Now don’t get me wrong, I love Christmas, almost all of what it entails (inclusive of me donning a different festive inspired outfit every Christmas day and expectantly hanging a stocking at the end of my bed, in the hope that it gets filled and yes, I am 29).
But is this Christmas creep, a term coined in the 1980s, really necessary so soon in the calendar and is it getting earlier every year?
Speaking to Stacey Saunders, Sales Executive for women’s label, Sugarhill Boutique, it can never be too early from a retailers point of view: “Christmas is a very important time of the year for retailers, it is our most lucrative season and we start selling Christmas in May, we work in advance of the actual season. I see how it is necessary in terms of business, but personally I think Christmas shouldn’t kick in until December.”

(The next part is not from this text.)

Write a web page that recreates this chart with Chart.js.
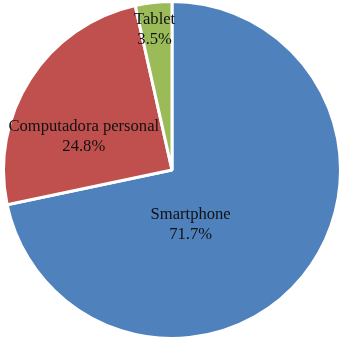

With Christmas creeping in to shop displays as early as late September it’s hard to avoid. Then comes the competition and iconic status surrounding the much anticipated TV Christmas commercial, being discussed as fervently as this year’s Christmas tree colour theme or which Christmas pud recipe to go for (just go for Delia) Christmas is becoming quite the show stopper, in more ways than one.
ASDA and Lidl were first off the mark launching this year’s TV Christmas commercials on November 1st (54 days before the big day), with John Lewis and Marks & Spencer on November 7th.

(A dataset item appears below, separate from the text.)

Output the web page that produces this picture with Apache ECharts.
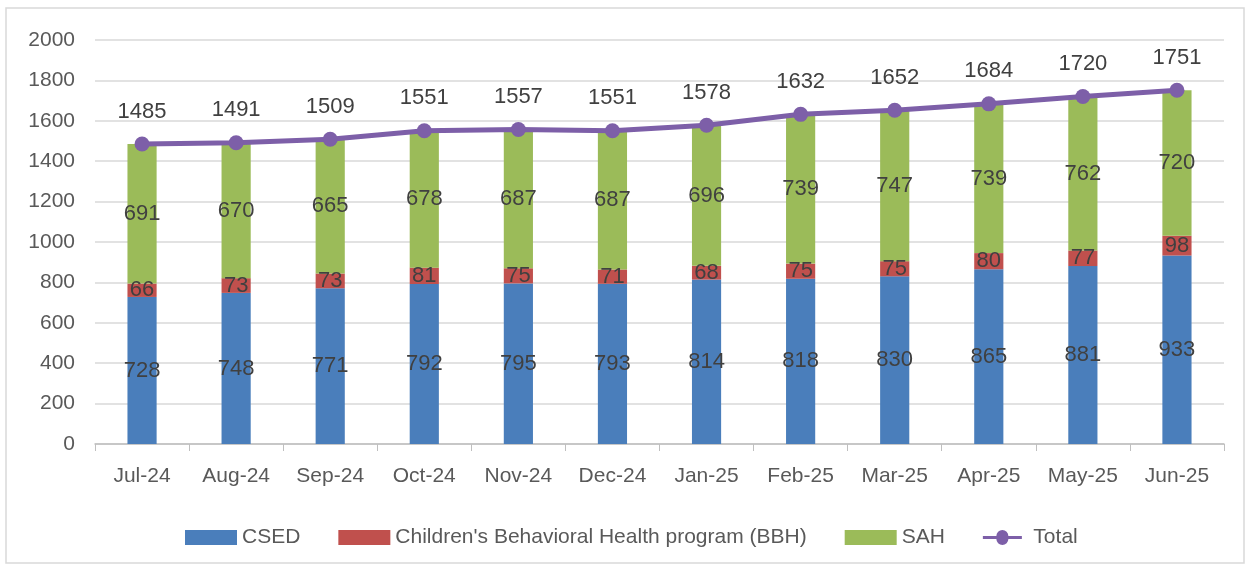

Sainsbury’s who always wait to after Remembrance Day to air theirs, flooded in to our living rooms on November 12th, with their efforts. Murmurs are, they may have pipped John Lewis’s alway extraordinary effort to the post with their wonderful Mog the cat themed advert, even if you aren’t the world’s biggest cat lover, no one can resist the charms of Mog the cat.
There is no doubt as to why retailers roll out their advertising campaigns as early as possible, TV adverts are the number one tool which influence consumers to spend at Christmas time. With the big bucks that are spent on them they need to get their moneys worth and it works. TV commercials are the biggest influencer on consumers to spend at Christmas time.

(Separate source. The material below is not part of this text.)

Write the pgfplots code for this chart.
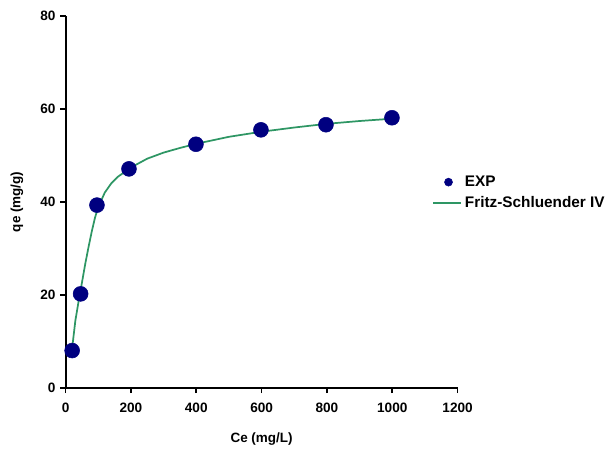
\documentclass[border=0pt]{standalone}
\usepackage{pgfplots}
\pgfplotsset{compat=1.18}
\usepackage{fontspec}
\setmainfont{Liberation Sans}
\definecolor{expblue}{RGB}{0,0,128}
\definecolor{fitgreen}{RGB}{46,150,100}
\begin{document}
\fontsize{10}{12}\selectfont\bfseries
\begin{tikzpicture}
\useasboundingbox (-49.2pt,-50.5pt) rectangle (412.8pt,290.8pt);
\begin{axis}[
    at={(0,0)}, anchor=south west,
    scale only axis,
    width=294pt,
    height=278.8pt,
    xmin=0, xmax=1200,
    ymin=0, ymax=80,
    xtick={0,200,...,1200},
    ytick={0,20,...,80},
    axis x line*=bottom,
    axis y line*=left,
    axis line style={line width=1.5pt,-},
    tick style={line width=1.2pt,black},
    tick align=outside,
    major tick length=4pt,
    /pgf/number format/assume math mode=true,
    /pgf/number format/1000 sep={},
    ticklabel style={font=\fontsize{10.2}{12}\selectfont\bfseries},
    xticklabel style={yshift=-4pt},
    xlabel={Ce (mg/L)},
    ylabel={qe (mg/g)},
    xlabel style={font=\fontsize{10.1}{12}\selectfont\bfseries, yshift=-8pt},
    ylabel style={font=\fontsize{10.1}{12}\selectfont\bfseries, yshift=6pt},
    legend style={at={(0.925,0.585)}, anchor=north west, draw=none, fill=none,
        font=\fontsize{11.5}{13}\selectfont\bfseries, row sep=2pt,
        /tikz/every even column/.append style={column sep=0pt}},
    legend cell align=left,
    clip=false,
]
\addplot [only marks, mark=*, mark size=5.6pt, color=expblue,
    legend image code/.code={\fill[expblue] (0.4cm,0cm) circle (3pt);}]
coordinates {
(20,8.0)
(46,20.2)
(96,39.3)
(194,47.1)
(399,52.4)
(598,55.5)
(797,56.6)
(999,58.1)
};
\addlegendentry{EXP}
\addplot [color=fitgreen, line width=1.3pt, mark=none,
    legend image code/.code={\draw[fitgreen, line width=1.3pt] (0cm,0cm) -- (0.74cm,0cm);}]
coordinates {
(20,8.5)
(30,14.5)
(40,18.7)
(50,22.6)
(60,26.6)
(70,30.2)
(80,33.6)
(90,36.6)
(100,38.9)
(120,42.0)
(140,44.0)
(160,45.4)
(200,47.4)
(250,49.3)
(300,50.6)
(350,51.6)
(400,52.5)
(500,54.0)
(600,55.1)
(700,56.0)
(800,56.8)
(900,57.4)
(1000,57.9)
};
\addlegendentry{Fritz-Schluender IV}
\end{axis}
\end{tikzpicture}
\end{document}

With a third of us starting Christmas shopping in September, there’s no doubt that the demand is there, so suppliers will supply, with bells on.
Teacher and Mum of two, Roz Jones said: “I think Christmas is far too commercialised… There is nothing for children to look forward to it’s extended over a too long period of time and the real meaning of Christmas is completely lost and wrapped up with too many bits of tinsel.”
Someone who is always happy to see the arrival of Christmas is Thistle, Santa’s number one Elf at UK’s Lapland, she said: “Christmas never starts or stops for me! Christmas is always! It just gets better as it gets closer to November when humans start preparing for it as well. Well, for the amount of toys we’re busy making, shops can’t open too early! The sooner they start selling all our wonderful toys the better! My favourite part about Christmas is seeing all the children’s faces when they finally get to meet Santa (because I’m a magic elf you see and I get to take them all to visit him). What’s that about my hat? You can’t have it if that’s what you’re asking! Santa gave this hat to me especially.”